Bananas are the mainstay of the economy in the region around Davao City, an area that in the 1980s slipped into chaos as Marxist rebels of the New People’s Army put down deep roots in impoverished villages and spread terror in the city with a campaign of assassinations.
Bangoy, the banana grower in Panabo, a district just north of Davao City, said that hamlets around his plantation once swarmed with NPA guerrillas but that, thanks to banana-led economic growth, the insurgents have now lost much of their appeal. “They will be back,” he said, if Chinese import restrictions remain in force and push banana growers into bankruptcy.
In other parts of Mindanao, the Philippine military, with help from U.S. troops, is fighting to contain an insurgency by Muslim militants.
Local officials in Panabo are being deluged with requests for assistance from plantation workers laid off because of the squeeze on exports to China. “Laborers are crying for an income and are all asking us for help,” said Henry Esparagola, the town’s administrator.
Left-wing activists accuse banana growers of exaggerating their China woes to deflect pressure for higher wages and an end to restrictions on trade union organization. But, in a sign of how the Scarborough Shoal dispute has united the country’s feuding political groups, they, too, insist that the territory belongs to the Philippines and that Communist Party-ruled China must back off. “How can it claim to be socialist when it oppresses a poor, marginalized sovereign country like the Philippines?” asked Joel Virador, vice chairman of the May 1st Labor Movement, a leftist union.

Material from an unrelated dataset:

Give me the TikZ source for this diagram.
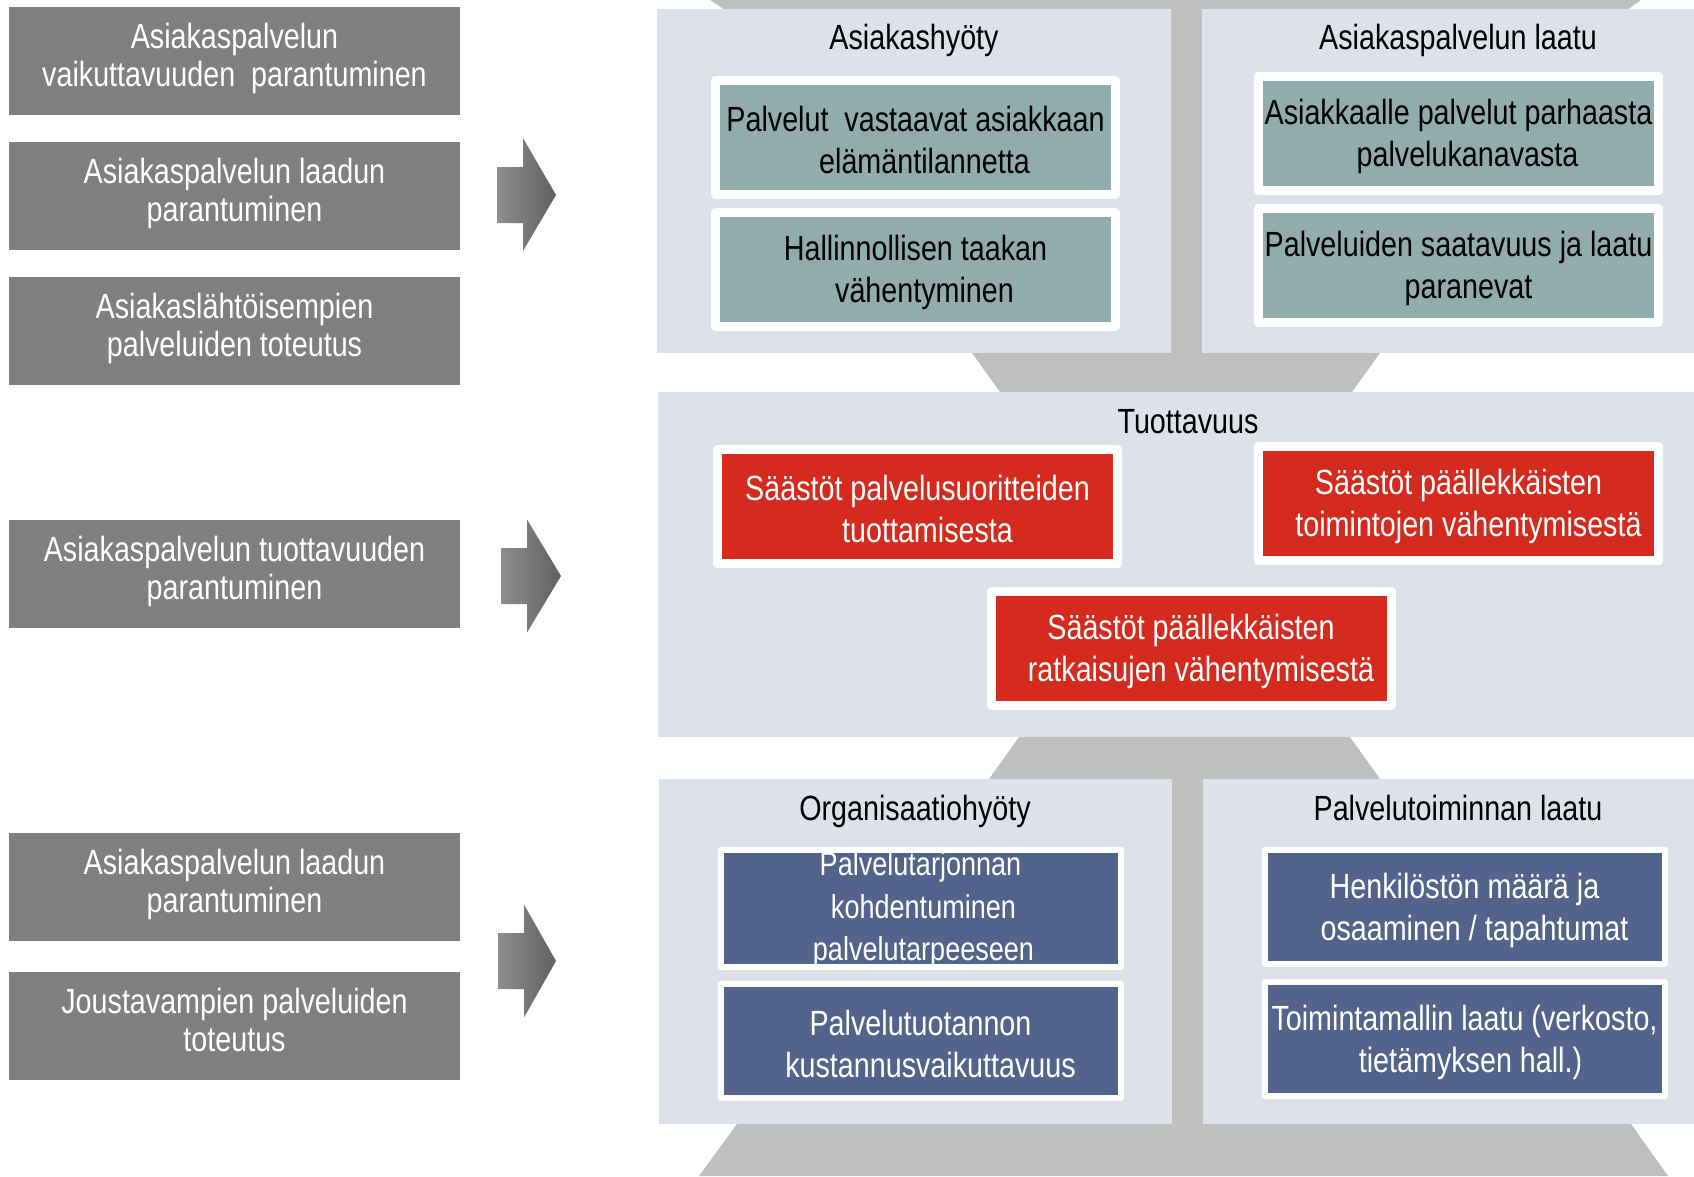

Duterte, the mayor, said that in the past Scarborough Shoal “just wasn’t an issue at all” for most locals. She had never even heard of it until the recent flare-up made headlines, she said. The mayor still thinks the Philippines can gain in the long run from China’s rise and has enrolled her 4-year-old daughter in a local Chinese-language school. “You cannot ignore China,” she said. “It is a very big market.”
But the mayor does have one big worry: “They know their power and how to use it.”